▶ **EXERCISE AIM**: Leave the pictures out and quote every line from the start of the listing to the line with "7.0, 6.0, 4.9];", inclusive.

▶ **INFORMATION SHOWN**:
"""

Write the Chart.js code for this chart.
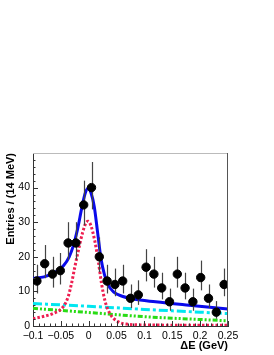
<!DOCTYPE html>
<html>
<head>
<meta charset="utf-8">
<script src="https://cdn.jsdelivr.net/npm/chart.js@4/dist/chart.umd.min.js"></script>
<style>
  body { margin: 0; background: #fff; }
</style>
</head>
<body>
<canvas id="myChart" width="274" height="355"></canvas>
<script>
// bin centres (14 MeV bins) and entries
const binX = [-0.093, -0.079, -0.065, -0.051, -0.037, -0.023, -0.009, 0.005, 0.019, 0.033,
  0.047, 0.061, 0.075, 0.089, 0.103, 0.117, 0.131, 0.145, 0.159, 0.173,
  0.187, 0.201, 0.215, 0.229, 0.243];
const entries = [13, 18, 15, 16, 24, 24, 35, 40, 20, 13, 12, 13, 8, 9, 17, 15, 11, 7, 15, 11, 7, 14, 8, 4, 12];
const errLow = [3.6, 4.2, 3.9, 4.0, 4.9, 4.9, 5.9, 6.3, 4.4, 3.6, 3.4, 3.6, 2.8, 2.9, 4.1, 3.9, 3.3, 2.6, 3.9, 3.3, 2.6, 3.7, 2.8, 1.9, 3.4];
const errHigh = [4.7, 5.4, 5.0, 5.1, 6.0, 6.0, 7.0, 7.4, 5.6, 4.7, 4.6, 4.7, 4.0, 4.2, 5.2, 5.0, 4.4, 3.8, 5.0, 4.4, 3.8, 4.9, 4.0, 3.2, 4.6];

// total fit (blue)
const totalX = [-0.1, -0.08, -0.06, -0.045, -0.035, -0.028, -0.02, -0.012, -0.006, -0.001, 0.004, 0.01, 0.016, 0.022, 0.028, 0.035, 0.045, 0.06, 0.08, 0.12, 0.18, 0.25];
const totalY = [13.8, 14.2, 15.5, 17.5, 20, 23, 28, 34.5, 38.5, 39.8, 38.5, 34.5, 27, 19.5, 15, 11.8, 9.8, 8.6, 7.8, 7.0, 6.0, 4.9];

// signal (red dotted)
const sigX = [-0.1, -0.08, -0.064, -0.046, -0.037, -0.031, -0.025, -0.019, -0.011, -0.005, -0.001, 0.004, 0.011, 0.017, 0.023, 0.029, 0.038, 0.053, 0.07, 0.1, 0.25];
const sigY = [2.1, 2.8, 3.6, 5.5, 8.4, 12.2, 17, 21.5, 27, 29.8, 30.3, 29, 24.5, 19, 12.3, 7.4, 3.6, 1.2, 0.5, 0.3, 0.2];

// background components
const bg1X = [-0.1, 0, 0.1, 0.25];
const bg1Y = [6.5, 5.7, 4.8, 3.6];
const bg2X = [-0.1, 0, 0.1, 0.25];
const bg2Y = [5.1, 3.9, 2.7, 1.5];

const xTicks = [-0.1, -0.05, 0, 0.05, 0.1, 0.15, 0.2, 0.25];
const xTickLabels = ['\u22120.1', '\u22120.05', '0', '0.05', '0.1', '0.15', '0.2', '0.25'];
const yTicks = [0, 10, 20, 30, 40];
const yTickLabels = ['0', '10', '20', '30', '40'];

Chart.defaults.font.family = "'Liberation Sans', Arial, sans-serif";
Chart.defaults.color = '#000';

function pts(xs, ys) {
  return xs.map((x, i) => ({ x: x, y: ys[i] }));
}

const errorBars = {
  id: 'errorBars',
  beforeDatasetDraw(chart, args) {
    if (args.index !== 0) return;
    const ctx = chart.ctx, xs = chart.scales.x, ys = chart.scales.y;
    ctx.save();
    ctx.strokeStyle = '#444';
    ctx.lineWidth = 1.2;
    for (let i = 0; i < binX.length; i++) {
      const px = Math.round(xs.getPixelForValue(binX[i])) + 0.5;
      ctx.beginPath();
      ctx.moveTo(px, ys.getPixelForValue(entries[i] - errLow[i]));
      ctx.lineTo(px, ys.getPixelForValue(entries[i] + errHigh[i]));
      ctx.stroke();
    }
    ctx.restore();
  }
};

const frame = {
  id: 'frame',
  afterDraw(chart) {
    const ctx = chart.ctx, a = chart.chartArea, xs = chart.scales.x, ys = chart.scales.y;
    ctx.save();
    ctx.lineWidth = 1;
    // top and right lines
    ctx.strokeStyle = '#bbb';
    ctx.beginPath();
    ctx.moveTo(a.left, a.top + 0.5); ctx.lineTo(a.right, a.top + 0.5);
    ctx.stroke();
    ctx.strokeStyle = '#555';
    ctx.beginPath();
    ctx.moveTo(a.right - 0.5, a.top); ctx.lineTo(a.right - 0.5, a.bottom);
    ctx.stroke();
    // inner ticks
    ctx.strokeStyle = '#333';
    ctx.beginPath();
    for (let v = 0; v <= 48; v += 2) {
      const py = Math.round(ys.getPixelForValue(v)) + 0.5;
      ctx.moveTo(a.left, py);
      ctx.lineTo(a.left + (v % 10 === 0 ? 5 : 2.5), py);
    }
    for (let k = -10; k <= 25; k++) {
      const px = Math.round(xs.getPixelForValue(k / 100)) + 0.5;
      ctx.moveTo(px, a.bottom);
      ctx.lineTo(px, a.bottom - (k % 5 === 0 ? 5 : 2.5));
    }
    ctx.stroke();
    ctx.restore();
  }
};

new Chart(document.getElementById('myChart'), {
  type: 'scatter',
  data: {
    datasets: [
      {
        label: 'data',
        data: pts(binX, entries),
        backgroundColor: '#000',
        borderColor: '#000',
        pointRadius: 4.2,
        order: 0
      },
      {
        label: 'total',
        data: pts(totalX, totalY),
        showLine: true,
        borderColor: 'rgb(10, 10, 235)',
        borderWidth: 3,
        pointRadius: 0,
        cubicInterpolationMode: 'monotone',
        order: 1
      },
      {
        label: 'signal',
        data: pts(sigX, sigY),
        showLine: true,
        borderColor: 'rgb(238, 30, 80)',
        borderWidth: 3,
        borderDash: [2.5, 2],
        pointRadius: 0,
        cubicInterpolationMode: 'monotone',
        order: 2
      },
      {
        label: 'bkg1',
        data: pts(bg1X, bg1Y),
        showLine: true,
        borderColor: 'rgb(0, 230, 240)',
        borderWidth: 3,
        borderDash: [9, 3, 3, 3],
        pointRadius: 0,
        cubicInterpolationMode: 'monotone',
        order: 3
      },
      {
        label: 'bkg2',
        data: pts(bg2X, bg2Y),
        showLine: true,
        borderColor: 'rgb(40, 220, 20)',
        borderWidth: 3,
        borderDash: [5, 2, 2, 2, 2, 2],
        pointRadius: 0,
        cubicInterpolationMode: 'monotone',
        order: 4
      }
    ]
  },
  options: {
    responsive: false,
    animation: false,
    devicePixelRatio: 1,
    layout: { padding: { left: 0, right: 46, top: 153, bottom: 0 } },
    plugins: { legend: { display: false }, tooltip: { enabled: false } },
    scales: {
      x: {
        type: 'linear',
        min: -0.1,
        max: 0.25,
        afterBuildTicks: s => { s.ticks = xTicks.map(v => ({ value: v })); },
        afterFit: s => { s.height = 29; },
        grid: { display: false, drawTicks: false },
        border: { display: true, color: '#333', width: 1 },
        ticks: {
          padding: 4,
          maxRotation: 0,
          autoSkip: false,
          font: { size: 10.5 },
          callback: (v) => xTickLabels[xTicks.findIndex(t => Math.abs(t - v) < 1e-6)]
        },
        title: {
          display: true,
          text: '\u0394E (GeV)',
          align: 'end',
          font: { size: 11, weight: 'bold' },
          padding: { top: 2, bottom: 2 }
        }
      },
      y: {
        min: 0,
        max: 50,
        afterBuildTicks: s => { s.ticks = yTicks.map(v => ({ value: v })); },
        afterFit: s => { s.width = 33; },
        grid: { display: false, drawTicks: false },
        border: { display: true, color: '#333', width: 1 },
        ticks: {
          padding: 3,
          font: { size: 10.5 },
          callback: (v) => yTickLabels[yTicks.indexOf(v)]
        },
        title: {
          display: true,
          text: 'Entries / (14 MeV)',
          align: 'end',
          font: { size: 11, weight: 'bold' },
          padding: { top: 4, bottom: 4 }
        }
      }
    }
  },
  plugins: [errorBars, frame]
});
</script>
</body>
</html>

"""

▶ **ANSWER IN FULL**:
Write the Chart.js code for this chart.
<!DOCTYPE html>
<html>
<head>
<meta charset="utf-8">
<script src="https://cdn.jsdelivr.net/npm/chart.js@4/dist/chart.umd.min.js"></script>
<style>
  body { margin: 0; background: #fff; }
</style>
</head>
<body>
<canvas id="myChart" width="274" height="355"></canvas>
<script>
// bin centres (14 MeV bins) and entries
const binX = [-0.093, -0.079, -0.065, -0.051, -0.037, -0.023, -0.009, 0.005, 0.019, 0.033,
  0.047, 0.061, 0.075, 0.089, 0.103, 0.117, 0.131, 0.145, 0.159, 0.173,
  0.187, 0.201, 0.215, 0.229, 0.243];
const entries = [13, 18, 15, 16, 24, 24, 35, 40, 20, 13, 12, 13, 8, 9, 17, 15, 11, 7, 15, 11, 7, 14, 8, 4, 12];
const errLow = [3.6, 4.2, 3.9, 4.0, 4.9, 4.9, 5.9, 6.3, 4.4, 3.6, 3.4, 3.6, 2.8, 2.9, 4.1, 3.9, 3.3, 2.6, 3.9, 3.3, 2.6, 3.7, 2.8, 1.9, 3.4];
const errHigh = [4.7, 5.4, 5.0, 5.1, 6.0, 6.0, 7.0, 7.4, 5.6, 4.7, 4.6, 4.7, 4.0, 4.2, 5.2, 5.0, 4.4, 3.8, 5.0, 4.4, 3.8, 4.9, 4.0, 3.2, 4.6];

// total fit (blue)
const totalX = [-0.1, -0.08, -0.06, -0.045, -0.035, -0.028, -0.02, -0.012, -0.006, -0.001, 0.004, 0.01, 0.016, 0.022, 0.028, 0.035, 0.045, 0.06, 0.08, 0.12, 0.18, 0.25];
const totalY = [13.8, 14.2, 15.5, 17.5, 20, 23, 28, 34.5, 38.5, 39.8, 38.5, 34.5, 27, 19.5, 15, 11.8, 9.8, 8.6, 7.8, 7.0, 6.0, 4.9];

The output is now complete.